* INSTRUCTIONS FOR THE TASK *
Can you print the data exactly and leave out each image?

---

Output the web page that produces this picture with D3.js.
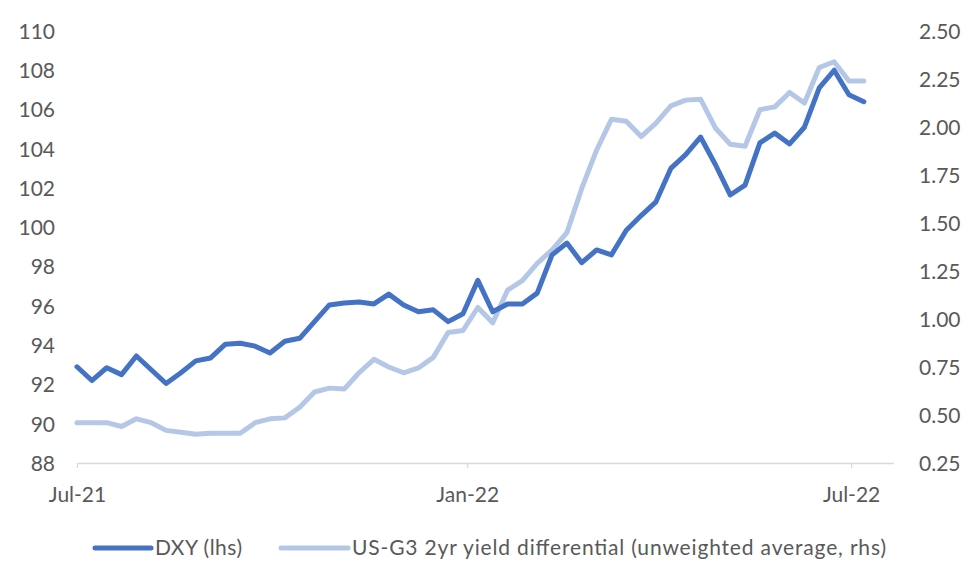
<!DOCTYPE html>
<html>
<head>
<meta charset="utf-8">
<script src="https://cdn.jsdelivr.net/npm/d3@7/dist/d3.min.js"></script>
<style>
  html, body { margin: 0; padding: 0; background: #fff; }
  svg { display: block; }
  text { font-family: Lato, "Open Sans", sans-serif; fill: #595959; }
</style>
</head>
<body>
<svg id="chart" width="980" height="588"></svg>
<script>
// ---- data ----
const dates = [
  "2021-07-01","2021-07-08","2021-07-15","2021-07-22","2021-07-29",
  "2021-08-05","2021-08-12","2021-08-19","2021-08-26",
  "2021-09-02","2021-09-09","2021-09-16","2021-09-23","2021-09-30",
  "2021-10-07","2021-10-14","2021-10-21","2021-10-28",
  "2021-11-04","2021-11-11","2021-11-18","2021-11-25",
  "2021-12-02","2021-12-09","2021-12-16","2021-12-23","2021-12-30",
  "2022-01-06","2022-01-13","2022-01-20","2022-01-27",
  "2022-02-03","2022-02-10","2022-02-17","2022-02-24",
  "2022-03-03","2022-03-10","2022-03-17","2022-03-24","2022-03-31",
  "2022-04-07","2022-04-14","2022-04-21","2022-04-28",
  "2022-05-05","2022-05-12","2022-05-19","2022-05-26",
  "2022-06-02","2022-06-09","2022-06-16","2022-06-23","2022-06-30",
  "2022-07-07"
];
const dxy = [
  92.9, 92.2, 92.85, 92.5, 93.45, 92.75, 92.05, 92.6, 93.2, 93.35,
  94.05, 94.1, 93.95, 93.6, 94.2, 94.35, 95.2, 96.05, 96.15, 96.2,
  96.1, 96.6, 96.05, 95.7, 95.8, 95.2, 95.6, 97.3, 95.7, 96.1,
  96.1, 96.65, 98.6, 99.2, 98.2, 98.85, 98.6, 99.85, 100.6, 101.3,
  103.0, 103.7, 104.6, 103.2, 101.65, 102.15, 104.3, 104.8, 104.25, 105.1,
  107.1, 108.0, 106.75, 106.4
];
const yieldDiff = [
  0.46, 0.46, 0.46, 0.44, 0.48, 0.46, 0.42, 0.41, 0.40, 0.405,
  0.405, 0.405, 0.46, 0.48, 0.485, 0.54, 0.62, 0.64, 0.635, 0.72,
  0.79, 0.75, 0.72, 0.745, 0.80, 0.93, 0.94, 1.06, 0.98, 1.15,
  1.20, 1.29, 1.36, 1.45, 1.68, 1.88, 2.04, 2.03, 1.95, 2.02,
  2.11, 2.14, 2.145, 1.995, 1.91, 1.90, 2.09, 2.105, 2.18, 2.125,
  2.31, 2.34, 2.24, 2.24
];
const leftTicks = [88, 90, 92, 94, 96, 98, 100, 102, 104, 106, 108, 110];
const rightTicks = [0.25, 0.5, 0.75, 1.0, 1.25, 1.5, 1.75, 2.0, 2.25, 2.5];
const xTickDates = ["2021-07-01", "2022-01-01", "2022-07-01"];
const seriesNames = ["DXY (lhs)", "US-G3 2yr yield differential (unweighted average, rhs)"];
const seriesColors = ["#4472C4", "#B4C7E7"];

// ---- chart ----
const parse = d3.timeParse("%Y-%m-%d");
const svg = d3.select("#chart");
svg.append("rect").attr("width", 980).attr("height", 588).attr("fill", "#fff");

const x = d3.scaleTime()
  .domain([parse("2021-07-01"), parse("2022-07-21")])
  .range([77, 893.5]);
const yL = d3.scaleLinear().domain([88, 110]).range([463, 31]);
const yR = d3.scaleLinear().domain([0.25, 2.5]).range([463, 31]);

// x axis
const xAxis = d3.axisBottom(x)
  .tickValues(xTickDates.map(parse))
  .tickFormat(d3.timeFormat("%b-%y"))
  .tickSizeInner(5).tickSizeOuter(0).tickPadding(19);
const gx = svg.append("g").attr("transform", "translate(0,463)").call(xAxis);
gx.select(".domain").attr("stroke", "#d9d9d9").attr("stroke-width", 1.3);
gx.selectAll(".tick line").attr("stroke", "#d9d9d9").attr("stroke-width", 1.3);
gx.selectAll(".tick text").style("font-size", "21px").attr("fill", "#595959");

// left axis
const gl = svg.append("g").attr("transform", "translate(55,0)")
  .call(d3.axisLeft(yL).tickValues(leftTicks).tickFormat(d3.format("d")).tickSize(0).tickPadding(0));
gl.select(".domain").remove();
gl.selectAll(".tick text").style("font-size", "21px").attr("fill", "#595959").attr("dy", "0.35em");

// right axis
const gr = svg.append("g").attr("transform", "translate(919,0)")
  .call(d3.axisRight(yR).tickValues(rightTicks).tickFormat(d3.format(".2f")).tickSize(0).tickPadding(0));
gr.select(".domain").remove();
gr.selectAll(".tick text").style("font-size", "21px").attr("fill", "#595959").attr("dy", "0.35em");

// lines
const pts = dates.map(parse);
const lineR = d3.line().x((d, i) => x(pts[i])).y(d => yR(d));
const lineL = d3.line().x((d, i) => x(pts[i])).y(d => yL(d));

svg.append("path").datum(yieldDiff)
  .attr("d", lineR).attr("fill", "none")
  .attr("stroke", seriesColors[1]).attr("stroke-width", 5)
  .attr("stroke-linejoin", "round").attr("stroke-linecap", "round");
svg.append("path").datum(dxy)
  .attr("d", lineL).attr("fill", "none")
  .attr("stroke", seriesColors[0]).attr("stroke-width", 5)
  .attr("stroke-linejoin", "round").attr("stroke-linecap", "round");

// legend
const legend = svg.append("g");
const legendItems = [
  { name: seriesNames[0], color: seriesColors[0], x1: 95, x2: 151, tx: 155, len: 87 },
  { name: seriesNames[1], color: seriesColors[1], x1: 281, x2: 348, tx: 352, len: 534 }
];
legendItems.forEach(it => {
  legend.append("line").attr("x1", it.x1).attr("x2", it.x2).attr("y1", 548).attr("y2", 548)
    .attr("stroke", it.color).attr("stroke-width", 5).attr("stroke-linecap", "round");
  legend.append("text").attr("x", it.tx).attr("y", 548).attr("dy", "0.35em")
    .attr("textLength", it.len).attr("lengthAdjust", "spacing")
    .style("font-size", "21px").text(it.name);
});
</script>
</body>
</html>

---

* SOLUTION TO THIS EXERCISE *
Output the web page that produces this picture with D3.js.
<!DOCTYPE html>
<html>
<head>
<meta charset="utf-8">
<script src="https://cdn.jsdelivr.net/npm/d3@7/dist/d3.min.js"></script>
<style>
  html, body { margin: 0; padding: 0; background: #fff; }
  svg { display: block; }
  text { font-family: Lato, "Open Sans", sans-serif; fill: #595959; }
</style>
</head>
<body>
<svg id="chart" width="980" height="588"></svg>
<script>
// ---- data ----
const dates = [
  "2021-07-01","2021-07-08","2021-07-15","2021-07-22","2021-07-29",
  "2021-08-05","2021-08-12","2021-08-19","2021-08-26",
  "2021-09-02","2021-09-09","2021-09-16","2021-09-23","2021-09-30",
  "2021-10-07","2021-10-14","2021-10-21","2021-10-28",
  "2021-11-04","2021-11-11","2021-11-18","2021-11-25",
  "2021-12-02","2021-12-09","2021-12-16","2021-12-23","2021-12-30",
  "2022-01-06","2022-01-13","2022-01-20","2022-01-27",
  "2022-02-03","2022-02-10","2022-02-17","2022-02-24",
  "2022-03-03","2022-03-10","2022-03-17","2022-03-24","2022-03-31",
  "2022-04-07","2022-04-14","2022-04-21","2022-04-28",
  "2022-05-05","2022-05-12","2022-05-19","2022-05-26",
  "2022-06-02","2022-06-09","2022-06-16","2022-06-23","2022-06-30",
  "2022-07-07"
];
const dxy = [
  92.9, 92.2, 92.85, 92.5, 93.45, 92.75, 92.05, 92.6, 93.2, 93.35,
  94.05, 94.1, 93.95, 93.6, 94.2, 94.35, 95.2, 96.05, 96.15, 96.2,
  96.1, 96.6, 96.05, 95.7, 95.8, 95.2, 95.6, 97.3, 95.7, 96.1,
  96.1, 96.65, 98.6, 99.2, 98.2, 98.85, 98.6, 99.85, 100.6, 101.3,
  103.0, 103.7, 104.6, 103.2, 101.65, 102.15, 104.3, 104.8, 104.25, 105.1,
  107.1, 108.0, 106.75, 106.4
];
const yieldDiff = [
  0.46, 0.46, 0.46, 0.44, 0.48, 0.46, 0.42, 0.41, 0.40, 0.405,
  0.405, 0.405, 0.46, 0.48, 0.485, 0.54, 0.62, 0.64, 0.635, 0.72,
  0.79, 0.75, 0.72, 0.745, 0.80, 0.93, 0.94, 1.06, 0.98, 1.15,
  1.20, 1.29, 1.36, 1.45, 1.68, 1.88, 2.04, 2.03, 1.95, 2.02,
  2.11, 2.14, 2.145, 1.995, 1.91, 1.90, 2.09, 2.105, 2.18, 2.125,
  2.31, 2.34, 2.24, 2.24
];
const leftTicks = [88, 90, 92, 94, 96, 98, 100, 102, 104, 106, 108, 110];
const rightTicks = [0.25, 0.5, 0.75, 1.0, 1.25, 1.5, 1.75, 2.0, 2.25, 2.5];
const xTickDates = ["2021-07-01", "2022-01-01", "2022-07-01"];
const seriesNames = ["DXY (lhs)", "US-G3 2yr yield differential (unweighted average, rhs)"];
const seriesColors = ["#4472C4", "#B4C7E7"];

// ---- chart ----
const parse = d3.timeParse("%Y-%m-%d");
const svg = d3.select("#chart");
svg.append("rect").attr("width", 980).attr("height", 588).attr("fill", "#fff");

const x = d3.scaleTime()
  .domain([parse("2021-07-01"), parse("2022-07-21")])
  .range([77, 893.5]);
const yL = d3.scaleLinear().domain([88, 110]).range([463, 31]);
const yR = d3.scaleLinear().domain([0.25, 2.5]).range([463, 31]);

// x axis
const xAxis = d3.axisBottom(x)
  .tickValues(xTickDates.map(parse))
  .tickFormat(d3.timeFormat("%b-%y"))
  .tickSizeInner(5).tickSizeOuter(0).tickPadding(19);
const gx = svg.append("g").attr("transform", "translate(0,463)").call(xAxis);
gx.select(".domain").attr("stroke", "#d9d9d9").attr("stroke-width", 1.3);
gx.selectAll(".tick line").attr("stroke", "#d9d9d9").attr("stroke-width", 1.3);
gx.selectAll(".tick text").style("font-size", "21px").attr("fill", "#595959");

// left axis
const gl = svg.append("g").attr("transform", "translate(55,0)")
  .call(d3.axisLeft(yL).tickValues(leftTicks).tickFormat(d3.format("d")).tickSize(0).tickPadding(0));
gl.select(".domain").remove();
gl.selectAll(".tick text").style("font-size", "21px").attr("fill", "#595959").attr("dy", "0.35em");

// right axis
const gr = svg.append("g").attr("transform", "translate(919,0)")
  .call(d3.axisRight(yR).tickValues(rightTicks).tickFormat(d3.format(".2f")).tickSize(0).tickPadding(0));
gr.select(".domain").remove();
gr.selectAll(".tick text").style("font-size", "21px").attr("fill", "#595959").attr("dy", "0.35em");

// lines
const pts = dates.map(parse);
const lineR = d3.line().x((d, i) => x(pts[i])).y(d => yR(d));
const lineL = d3.line().x((d, i) => x(pts[i])).y(d => yL(d));

svg.append("path").datum(yieldDiff)
  .attr("d", lineR).attr("fill", "none")
  .attr("stroke", seriesColors[1]).attr("stroke-width", 5)
  .attr("stroke-linejoin", "round").attr("stroke-linecap", "round");
svg.append("path").datum(dxy)
  .attr("d", lineL).attr("fill", "none")
  .attr("stroke", seriesColors[0]).attr("stroke-width", 5)
  .attr("stroke-linejoin", "round").attr("stroke-linecap", "round");

// legend
const legend = svg.append("g");
const legendItems = [
  { name: seriesNames[0], color: seriesColors[0], x1: 95, x2: 151, tx: 155, len: 87 },
  { name: seriesNames[1], color: seriesColors[1], x1: 281, x2: 348, tx: 352, len: 534 }
];
legendItems.forEach(it => {
  legend.append("line").attr("x1", it.x1).attr("x2", it.x2).attr("y1", 548).attr("y2", 548)
    .attr("stroke", it.color).attr("stroke-width", 5).attr("stroke-linecap", "round");
  legend.append("text").attr("x", it.tx).attr("y", 548).attr("dy", "0.35em")
    .attr("textLength", it.len).attr("lengthAdjust", "spacing")
    .style("font-size", "21px").text(it.name);
});
</script>
</body>
</html>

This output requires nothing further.